STATED TASK:
Wherever a line in the data below holds "page", copy that line.
_____
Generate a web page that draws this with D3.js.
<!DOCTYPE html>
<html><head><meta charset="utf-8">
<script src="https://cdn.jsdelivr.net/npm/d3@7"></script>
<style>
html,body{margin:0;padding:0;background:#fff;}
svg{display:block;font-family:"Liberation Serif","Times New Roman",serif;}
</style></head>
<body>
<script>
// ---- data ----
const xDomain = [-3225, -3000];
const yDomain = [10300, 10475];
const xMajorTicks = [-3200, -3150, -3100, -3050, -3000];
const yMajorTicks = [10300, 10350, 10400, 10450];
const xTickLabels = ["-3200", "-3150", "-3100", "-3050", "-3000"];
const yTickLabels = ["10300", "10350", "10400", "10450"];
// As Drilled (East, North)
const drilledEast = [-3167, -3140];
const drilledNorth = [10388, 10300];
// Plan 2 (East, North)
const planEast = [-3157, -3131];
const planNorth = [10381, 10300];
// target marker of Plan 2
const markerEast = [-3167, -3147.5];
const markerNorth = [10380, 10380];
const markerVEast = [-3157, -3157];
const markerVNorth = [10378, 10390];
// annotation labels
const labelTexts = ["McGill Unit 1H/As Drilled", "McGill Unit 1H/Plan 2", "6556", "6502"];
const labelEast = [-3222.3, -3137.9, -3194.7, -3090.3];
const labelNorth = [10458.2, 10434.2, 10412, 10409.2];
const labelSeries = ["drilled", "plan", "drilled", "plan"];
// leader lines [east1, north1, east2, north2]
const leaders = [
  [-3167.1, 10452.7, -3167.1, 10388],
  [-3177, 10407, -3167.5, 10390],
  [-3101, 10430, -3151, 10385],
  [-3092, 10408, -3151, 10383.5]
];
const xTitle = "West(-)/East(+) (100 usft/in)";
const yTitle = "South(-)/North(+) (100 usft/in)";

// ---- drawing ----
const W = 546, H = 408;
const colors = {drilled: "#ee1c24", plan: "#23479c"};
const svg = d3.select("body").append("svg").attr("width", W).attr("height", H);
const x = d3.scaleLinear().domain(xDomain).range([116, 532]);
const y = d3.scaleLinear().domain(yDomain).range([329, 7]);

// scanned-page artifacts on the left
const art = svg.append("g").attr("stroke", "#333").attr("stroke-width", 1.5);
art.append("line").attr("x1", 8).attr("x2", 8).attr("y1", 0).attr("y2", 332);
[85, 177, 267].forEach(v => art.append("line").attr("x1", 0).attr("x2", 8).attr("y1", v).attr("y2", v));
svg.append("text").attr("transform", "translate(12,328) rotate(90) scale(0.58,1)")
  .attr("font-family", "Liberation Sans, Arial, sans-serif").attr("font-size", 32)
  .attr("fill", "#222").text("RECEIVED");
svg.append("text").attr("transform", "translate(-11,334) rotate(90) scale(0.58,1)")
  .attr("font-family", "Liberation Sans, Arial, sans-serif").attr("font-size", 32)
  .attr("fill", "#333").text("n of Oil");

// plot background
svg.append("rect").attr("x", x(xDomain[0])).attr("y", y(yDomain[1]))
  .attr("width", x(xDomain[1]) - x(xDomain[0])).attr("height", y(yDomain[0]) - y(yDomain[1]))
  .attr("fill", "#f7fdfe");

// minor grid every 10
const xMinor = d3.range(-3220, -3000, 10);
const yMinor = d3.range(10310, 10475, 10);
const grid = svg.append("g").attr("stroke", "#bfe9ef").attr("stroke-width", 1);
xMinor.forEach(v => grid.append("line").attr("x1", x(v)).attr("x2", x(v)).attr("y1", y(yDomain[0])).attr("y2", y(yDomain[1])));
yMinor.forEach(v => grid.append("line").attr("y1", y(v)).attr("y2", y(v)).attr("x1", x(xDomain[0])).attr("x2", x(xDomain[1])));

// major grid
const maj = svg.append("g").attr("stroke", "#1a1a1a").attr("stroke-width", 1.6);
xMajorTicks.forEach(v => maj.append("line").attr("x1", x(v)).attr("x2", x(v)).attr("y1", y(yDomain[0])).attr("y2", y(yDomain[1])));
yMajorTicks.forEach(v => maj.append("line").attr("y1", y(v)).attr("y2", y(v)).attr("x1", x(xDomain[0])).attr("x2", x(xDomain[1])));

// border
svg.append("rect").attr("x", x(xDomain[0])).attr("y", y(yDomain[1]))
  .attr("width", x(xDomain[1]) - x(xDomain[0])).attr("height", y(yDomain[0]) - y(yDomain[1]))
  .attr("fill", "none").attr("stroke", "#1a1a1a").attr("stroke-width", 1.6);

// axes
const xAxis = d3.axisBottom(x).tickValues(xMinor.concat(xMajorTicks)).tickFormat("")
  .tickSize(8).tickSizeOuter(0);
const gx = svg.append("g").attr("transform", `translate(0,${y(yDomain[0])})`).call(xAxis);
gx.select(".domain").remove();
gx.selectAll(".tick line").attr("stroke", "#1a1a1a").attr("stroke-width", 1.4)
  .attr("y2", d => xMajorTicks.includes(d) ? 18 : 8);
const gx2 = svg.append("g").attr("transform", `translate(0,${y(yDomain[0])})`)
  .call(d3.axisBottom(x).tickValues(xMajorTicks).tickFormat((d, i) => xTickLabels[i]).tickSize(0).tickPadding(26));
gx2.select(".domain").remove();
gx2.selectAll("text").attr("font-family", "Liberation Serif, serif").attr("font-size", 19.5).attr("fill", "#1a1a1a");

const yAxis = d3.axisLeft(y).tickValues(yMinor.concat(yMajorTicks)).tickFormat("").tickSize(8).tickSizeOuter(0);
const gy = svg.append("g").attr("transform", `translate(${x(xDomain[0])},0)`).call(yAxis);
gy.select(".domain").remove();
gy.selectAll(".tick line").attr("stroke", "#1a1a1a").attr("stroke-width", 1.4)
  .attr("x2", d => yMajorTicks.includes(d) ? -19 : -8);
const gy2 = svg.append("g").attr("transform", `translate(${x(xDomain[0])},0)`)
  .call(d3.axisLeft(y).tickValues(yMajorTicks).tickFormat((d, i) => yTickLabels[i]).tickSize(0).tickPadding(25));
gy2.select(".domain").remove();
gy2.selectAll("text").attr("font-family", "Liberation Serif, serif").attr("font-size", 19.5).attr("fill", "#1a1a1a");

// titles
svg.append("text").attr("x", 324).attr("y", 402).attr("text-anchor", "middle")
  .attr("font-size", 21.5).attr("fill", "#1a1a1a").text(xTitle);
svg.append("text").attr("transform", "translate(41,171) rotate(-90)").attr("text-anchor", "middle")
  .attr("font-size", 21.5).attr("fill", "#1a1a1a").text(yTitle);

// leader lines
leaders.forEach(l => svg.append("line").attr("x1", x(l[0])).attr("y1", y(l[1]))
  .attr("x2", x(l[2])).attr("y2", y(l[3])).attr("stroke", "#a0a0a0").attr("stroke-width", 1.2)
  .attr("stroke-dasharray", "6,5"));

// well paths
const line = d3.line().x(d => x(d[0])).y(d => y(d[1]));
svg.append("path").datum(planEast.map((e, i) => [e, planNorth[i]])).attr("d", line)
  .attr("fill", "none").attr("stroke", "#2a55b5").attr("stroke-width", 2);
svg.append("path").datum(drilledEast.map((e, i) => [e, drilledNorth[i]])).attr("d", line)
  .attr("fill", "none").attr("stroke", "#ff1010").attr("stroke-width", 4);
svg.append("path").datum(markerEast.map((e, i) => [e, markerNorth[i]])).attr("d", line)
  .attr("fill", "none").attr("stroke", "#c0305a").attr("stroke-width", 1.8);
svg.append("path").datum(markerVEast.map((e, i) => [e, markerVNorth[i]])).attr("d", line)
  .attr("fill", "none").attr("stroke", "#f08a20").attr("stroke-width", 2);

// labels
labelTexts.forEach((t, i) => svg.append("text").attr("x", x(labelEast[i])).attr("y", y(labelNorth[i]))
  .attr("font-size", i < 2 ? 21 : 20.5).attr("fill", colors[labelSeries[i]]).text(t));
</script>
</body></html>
_____
SOLUTION TO THE EXERCISE:
Generate a web page that draws this with D3.js.
// scanned-page artifacts on the left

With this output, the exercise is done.